Roasted-Garlic Dressing
Just Lettuce, Dressing & Me

This rich yet simple Roasted-Garlic dressing recipe is perfectly suited for romaine lettuce. It is thick enough to cling to the leaves and yet spiced enough to hold your interest.

Although there is quite a bit of roasted garlic - the flavour isn't over powering. The Worcestershire sauce and lemon juice tone down the roasted garlic.

This dressing can be served on any simple salad recipe, although I prefer it on a heavier type of lettuce such as romaine.

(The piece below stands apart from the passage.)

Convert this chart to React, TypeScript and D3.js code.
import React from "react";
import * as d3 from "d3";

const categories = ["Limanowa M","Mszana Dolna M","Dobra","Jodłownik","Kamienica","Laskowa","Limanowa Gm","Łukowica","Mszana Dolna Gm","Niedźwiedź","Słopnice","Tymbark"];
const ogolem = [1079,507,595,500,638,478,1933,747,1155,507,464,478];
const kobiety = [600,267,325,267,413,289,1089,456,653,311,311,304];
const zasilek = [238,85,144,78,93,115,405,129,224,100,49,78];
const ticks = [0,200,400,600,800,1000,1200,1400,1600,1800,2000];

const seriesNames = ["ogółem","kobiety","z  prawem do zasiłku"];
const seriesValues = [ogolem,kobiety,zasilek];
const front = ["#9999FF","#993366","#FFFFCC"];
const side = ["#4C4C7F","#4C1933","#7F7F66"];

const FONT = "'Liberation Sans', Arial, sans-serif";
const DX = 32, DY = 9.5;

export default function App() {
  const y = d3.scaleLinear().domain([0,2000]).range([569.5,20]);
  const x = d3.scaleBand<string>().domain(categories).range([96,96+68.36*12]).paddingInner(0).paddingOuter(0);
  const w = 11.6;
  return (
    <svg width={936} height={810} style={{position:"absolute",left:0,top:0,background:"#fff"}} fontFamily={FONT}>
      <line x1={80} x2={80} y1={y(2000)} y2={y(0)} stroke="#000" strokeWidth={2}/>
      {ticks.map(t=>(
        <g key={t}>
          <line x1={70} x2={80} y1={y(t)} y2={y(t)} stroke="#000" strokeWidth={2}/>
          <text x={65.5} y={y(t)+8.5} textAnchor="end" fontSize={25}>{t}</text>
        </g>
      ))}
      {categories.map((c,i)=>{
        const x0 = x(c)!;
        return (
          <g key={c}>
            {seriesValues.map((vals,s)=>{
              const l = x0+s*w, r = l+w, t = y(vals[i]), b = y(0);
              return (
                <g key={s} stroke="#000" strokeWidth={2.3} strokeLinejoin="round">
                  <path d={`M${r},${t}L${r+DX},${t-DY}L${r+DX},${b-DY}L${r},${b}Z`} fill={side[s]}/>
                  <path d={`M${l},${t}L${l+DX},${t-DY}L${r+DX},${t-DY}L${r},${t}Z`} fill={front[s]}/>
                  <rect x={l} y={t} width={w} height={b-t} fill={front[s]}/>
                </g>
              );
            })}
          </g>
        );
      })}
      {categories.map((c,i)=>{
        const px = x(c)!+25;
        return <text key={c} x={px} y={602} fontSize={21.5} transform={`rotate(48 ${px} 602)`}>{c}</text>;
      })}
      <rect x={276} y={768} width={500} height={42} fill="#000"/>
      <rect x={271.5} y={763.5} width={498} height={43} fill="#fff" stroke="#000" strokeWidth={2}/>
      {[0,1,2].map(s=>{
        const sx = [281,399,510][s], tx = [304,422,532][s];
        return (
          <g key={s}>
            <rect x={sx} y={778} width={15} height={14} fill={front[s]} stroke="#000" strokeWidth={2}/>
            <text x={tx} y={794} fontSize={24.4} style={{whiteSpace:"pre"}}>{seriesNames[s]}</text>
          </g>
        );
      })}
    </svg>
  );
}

Roasted-Garlic Salad Dressing


  • 2 whole buds of garlic - roasted & mashed
  • 2 tablespoons (30 ml) Virgin olive oil
  • 1 cup (240 ml) real mayonnaise
  • 1/2 cup (120 ml) buttermilk
  • 7 tablespoons (105 ml) freshly grated Parmesan cheese
  • 2 tablespoons (30 ml) fresh lemon juice
  • 3/4 teaspoon (3.75 ml) Worcestershire sauce


1. In a medium sized bowl, whisk together the mashed roasted-garlic, mayonnaise, buttermilk, Parmesan cheese, lemon juice, and Worcestershire sauce.

2. Taste test - add salt & pepper and adjust seasonings

3. Store in a tightly sealed container (I use mason jars)in the refrigerator. Will keep for 5 - 6 days.

Yield: Makes about 1 3/4 cups

To Make Roasted-Garlic Cloves:

1. Snip the tops off each clove, set it on a square of tin foil - drizzle each clove with olive oil. Wrap the foil up and seal.

2. Roast the cloves in a pre-heated oven at 400* for 45 minutes. Allow to cool down a bit.

3. Carefully (they're hot) remove the roasted-garlic cloves from the foil and holding each one upside down, squeeze the pulp into a bowl. When all are squeezed out - mash the pulp with a fork.